*Collected material*
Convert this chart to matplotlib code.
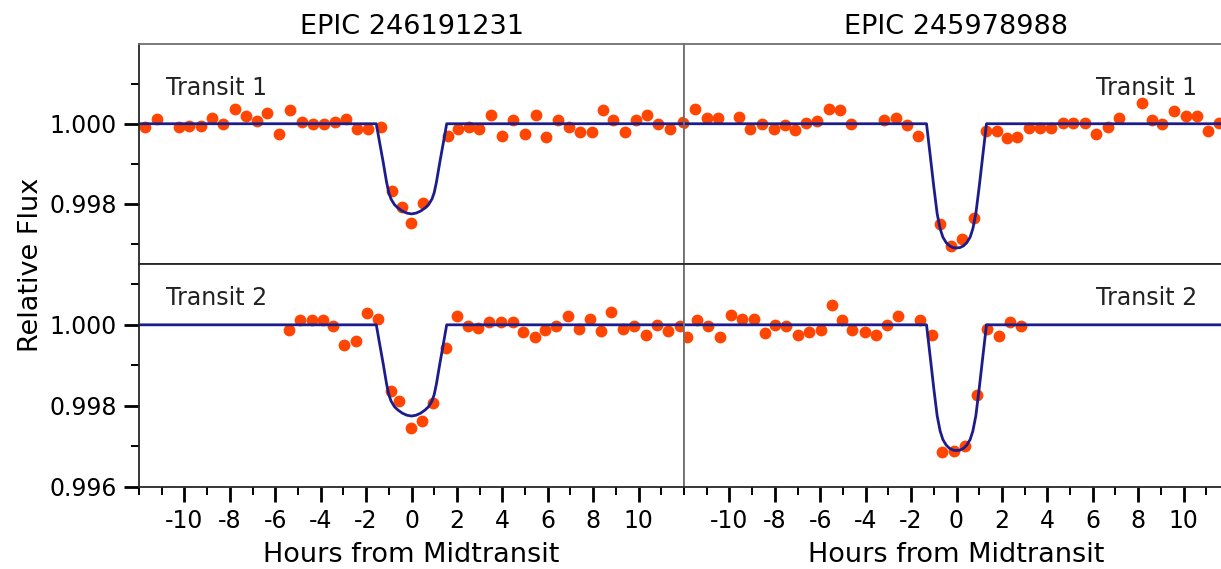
import numpy as np
import matplotlib
matplotlib.use("Agg")
import matplotlib.pyplot as plt
from matplotlib.ticker import MultipleLocator, FormatStrFormatter

plt.rcParams['font.family'] = ['DejaVu Sans']
plt.rcParams['axes.unicode_minus'] = False

# EPIC 246191231, transit 1
t1a_x = [-11.74, -11.22, -10.23, -9.79, -9.29, -8.80, -8.29, -7.78, -7.29, -6.79, -6.35, -5.84,
         -5.35, -4.84, -4.35, -3.85, -3.37, -2.89, -2.41, -1.90, -1.36, -0.87, -0.43, -0.04,
         0.52, 1.59, 2.06, 2.55, 2.99, 3.49, 4.00, 4.48, 5.00, 5.48, 5.93, 6.44, 6.94, 7.42,
         7.94, 8.45, 8.89, 9.41, 9.89, 10.39, 10.87, 11.39, 11.95]
t1a_y = [0.99992, 1.00011, 0.99992, 0.99994, 0.99994, 1.00015, 1.00000, 1.00036, 1.00019, 1.00006,
         1.00027, 0.99975, 1.00035, 1.00004, 1.00000, 1.00000, 1.00004, 1.00011, 0.99987, 0.99987,
         0.99992, 0.99831, 0.99793, 0.99753, 0.99803, 0.99970, 0.99987, 0.99992, 0.99987, 1.00023,
         0.99970, 1.00010, 0.99975, 1.00023, 0.99968, 1.00010, 0.99992, 0.99979, 0.99979, 1.00035,
         1.00010, 0.99979, 1.00010, 1.00023, 1.00000, 0.99987, 1.00004]

# EPIC 246191231, transit 2
t2a_x = [-5.40, -4.91, -4.40, -3.91, -3.47, -2.97, -2.46, -1.97, -1.46, -0.90, -0.54, -0.04,
         0.48, 0.96, 1.52, 1.99, 2.48, 2.92, 3.43, 3.94, 4.45, 4.92, 5.44, 5.88, 6.36, 6.88,
         7.38, 7.86, 8.35, 8.79, 9.31, 9.82, 10.32, 10.80, 11.31, 11.83]
t2a_y = [0.99986, 1.00013, 1.00013, 1.00013, 0.99996, 0.99950, 0.99960, 1.00029, 1.00015, 0.99836,
         0.99812, 0.99746, 0.99762, 0.99807, 0.99942, 1.00021, 0.99998, 0.99993, 1.00008, 1.00008,
         1.00006, 0.99983, 0.99969, 0.99988, 0.99996, 1.00021, 0.99990, 1.00015, 0.99985, 1.00032,
         0.99990, 0.99998, 0.99975, 1.00000, 0.99985, 0.99996]

# EPIC 245978988, transit 1
t1b_x = [-12.05, -11.52, -11.00, -10.50, -9.58, -9.09, -8.55, -8.04, -7.56, -7.12, -6.64, -6.13,
         -5.61, -5.13, -4.63, -3.19, -2.68, -2.19, -1.68, -0.74, -0.24, 0.26, 0.78, 1.29, 1.78,
         2.22, 2.68, 3.20, 3.68, 4.18, 4.70, 5.14, 5.65, 6.14, 6.65, 7.16, 8.15, 8.59, 9.07,
         9.59, 10.10, 10.57, 11.08, 11.54]
t1b_y = [1.00003, 1.00038, 1.00014, 1.00014, 1.00018, 0.99987, 1.00000, 0.99987, 0.99996, 0.99985,
         1.00002, 1.00006, 1.00038, 1.00034, 1.00000, 1.00010, 1.00014, 0.99996, 0.99970, 0.99749,
         0.99696, 0.99713, 0.99765, 0.99983, 0.99981, 0.99964, 0.99968, 0.99989, 0.99989, 0.99989,
         1.00002, 1.00002, 1.00002, 0.99975, 0.99992, 1.00014, 1.00051, 1.00010, 1.00000, 1.00031,
         1.00019, 1.00019, 0.99981, 1.00002]

# EPIC 245978988, transit 2
t2b_x = [-11.85, -11.41, -10.93, -10.43, -9.92, -9.43, -8.92, -8.43, -7.99, -7.49, -6.98, -6.49,
         -5.98, -5.50, -5.06, -4.59, -4.04, -3.53, -3.05, -2.56, -1.60, -1.09, -0.62, -0.11,
         0.38, 0.92, 1.36, 1.85, 2.35, 2.83]
t2b_y = [0.99971, 1.00013, 0.99996, 0.99971, 1.00025, 1.00015, 1.00015, 0.99979, 1.00000, 0.99996,
         0.99975, 0.99983, 0.99986, 1.00048, 1.00013, 0.99986, 0.99982, 0.99975, 1.00000, 1.00021,
         1.00013, 0.99975, 0.99686, 0.99689, 0.99702, 0.99828, 0.99990, 0.99973, 1.00008, 0.99996]

# transit model curves
mod_a_x = [-12, -1.55, -1.4, -1.25, -1.1, -1.0, -0.9, -0.75, -0.6, -0.4, -0.2, 0,
           0.2, 0.4, 0.6, 0.75, 0.9, 1.0, 1.1, 1.25, 1.4, 1.55, 12]
mod_a_y = [1.0, 1.0, 0.99952, 0.99905, 0.99855, 0.99828, 0.99812, 0.99798, 0.99790, 0.99782, 0.99777, 0.99775,
           0.99777, 0.99782, 0.99790, 0.99798, 0.99812, 0.99828, 0.99855, 0.99905, 0.99952, 1.0, 1.0]
mod_b_x = [-12, -1.32, -1.15, -1.0, -0.85, -0.72, -0.6, -0.45, -0.3, -0.15, 0,
           0.15, 0.3, 0.45, 0.6, 0.72, 0.85, 1.0, 1.15, 1.32, 12]
mod_b_y = [1.0, 1.0, 0.99917, 0.99843, 0.99775, 0.99738, 0.99717, 0.99703, 0.99695, 0.99691, 0.99690,
           0.99691, 0.99695, 0.99703, 0.99717, 0.99738, 0.99775, 0.99843, 0.99917, 1.0, 1.0]

titles = ["EPIC 246191231", "EPIC 245978988"]
pt_color = "#ff4500"
line_color = "#1c1c8c"
spine_color = "#707070"
dark_spine = "#262626"

fig = plt.figure(figsize=(12.21, 5.69), dpi=100)
W, H = 1221.0, 569.0
lefts = [139 / W, 684 / W]
aw = 545 / W
top_pos = ((H - 264) / H, 220 / H)
bot_pos = ((H - 487) / H, 223 / H)

panels = [
    (0, 0, t1a_x, t1a_y, mod_a_x, mod_a_y, "Transit 1"),
    (0, 1, t2a_x, t2a_y, mod_a_x, mod_a_y, "Transit 2"),
    (1, 0, t1b_x, t1b_y, mod_b_x, mod_b_y, "Transit 1"),
    (1, 1, t2b_x, t2b_y, mod_b_x, mod_b_y, "Transit 2"),
]

for col, row, xs, ys, mx, my, lab in panels:
    b, h = top_pos if row == 0 else bot_pos
    ax = fig.add_axes([lefts[col], b, aw, h])
    ax.plot(xs, ys, 'o', color=pt_color, ms=8.5, mec='none')
    ax.plot(mx, my, '-', color=line_color, lw=2.0)
    ax.set_xlim(-12, 12)
    if row == 0:
        ax.set_ylim(0.9965, 1.00199)
    else:
        ax.set_ylim(0.996, 1.0015)
    for s in ax.spines.values():
        s.set_color(spine_color)
        s.set_linewidth(1.3)
    # darker frame lines where the reference shows them
    if row == 0:
        ax.spines['bottom'].set_color(dark_spine)
    else:
        ax.spines['top'].set_color(dark_spine)
        ax.spines['bottom'].set_color(dark_spine)
    if col == 0:
        ax.spines['left'].set_color(dark_spine)

    ax.xaxis.set_major_locator(MultipleLocator(2))
    ax.xaxis.set_minor_locator(MultipleLocator(1))
    ax.yaxis.set_major_locator(MultipleLocator(0.002))
    ax.yaxis.set_minor_locator(MultipleLocator(0.001))
    ax.yaxis.set_major_formatter(FormatStrFormatter('%.3f'))
    ax.tick_params(which='major', direction='out', length=11, width=2, color='black', labelsize=17, pad=5)
    ax.tick_params(which='minor', direction='out', length=5.5, width=1.4, color='black')

    if row == 0:
        ax.set_title(titles[col], fontsize=19.5, pad=7)
        ax.tick_params(axis='x', which='both', bottom=False, labelbottom=False)
    else:
        ax.set_xticks([-10, -8, -6, -4, -2, 0, 2, 4, 6, 8, 10])
        ax.set_xlabel("Hours from Midtransit", fontsize=19.5, labelpad=6)
    ty = 0.80 if row == 0 else 0.848
    if col == 1:
        ax.tick_params(axis='y', which='both', left=False, labelleft=False)
        ax.text(0.941, ty, lab, transform=ax.transAxes,
                ha='right', va='center', fontsize=17, color='#222222')
    else:
        ax.text(0.05, ty, lab, transform=ax.transAxes,
                ha='left', va='center', fontsize=17, color='#222222')

fig.text(31 / W, 1 - 265 / H, "Relative Flux", rotation=90, ha='center', va='center', fontsize=19.5)

fig.savefig("out.png", dpi=100)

*Task objective*
Write out exactly the lines between the start of the data and the line with "1.00010, 0.99979, 1.00010, 1.00023, 1.00000, 0.99987, 1.00004]", including both, but none of the pictures.

*Reply to the exercise*
Convert this chart to matplotlib code.
import numpy as np
import matplotlib
matplotlib.use("Agg")
import matplotlib.pyplot as plt
from matplotlib.ticker import MultipleLocator, FormatStrFormatter

plt.rcParams['font.family'] = ['DejaVu Sans']
plt.rcParams['axes.unicode_minus'] = False

# EPIC 246191231, transit 1
t1a_x = [-11.74, -11.22, -10.23, -9.79, -9.29, -8.80, -8.29, -7.78, -7.29, -6.79, -6.35, -5.84,
         -5.35, -4.84, -4.35, -3.85, -3.37, -2.89, -2.41, -1.90, -1.36, -0.87, -0.43, -0.04,
         0.52, 1.59, 2.06, 2.55, 2.99, 3.49, 4.00, 4.48, 5.00, 5.48, 5.93, 6.44, 6.94, 7.42,
         7.94, 8.45, 8.89, 9.41, 9.89, 10.39, 10.87, 11.39, 11.95]
t1a_y = [0.99992, 1.00011, 0.99992, 0.99994, 0.99994, 1.00015, 1.00000, 1.00036, 1.00019, 1.00006,
         1.00027, 0.99975, 1.00035, 1.00004, 1.00000, 1.00000, 1.00004, 1.00011, 0.99987, 0.99987,
         0.99992, 0.99831, 0.99793, 0.99753, 0.99803, 0.99970, 0.99987, 0.99992, 0.99987, 1.00023,
         0.99970, 1.00010, 0.99975, 1.00023, 0.99968, 1.00010, 0.99992, 0.99979, 0.99979, 1.00035,
         1.00010, 0.99979, 1.00010, 1.00023, 1.00000, 0.99987, 1.00004]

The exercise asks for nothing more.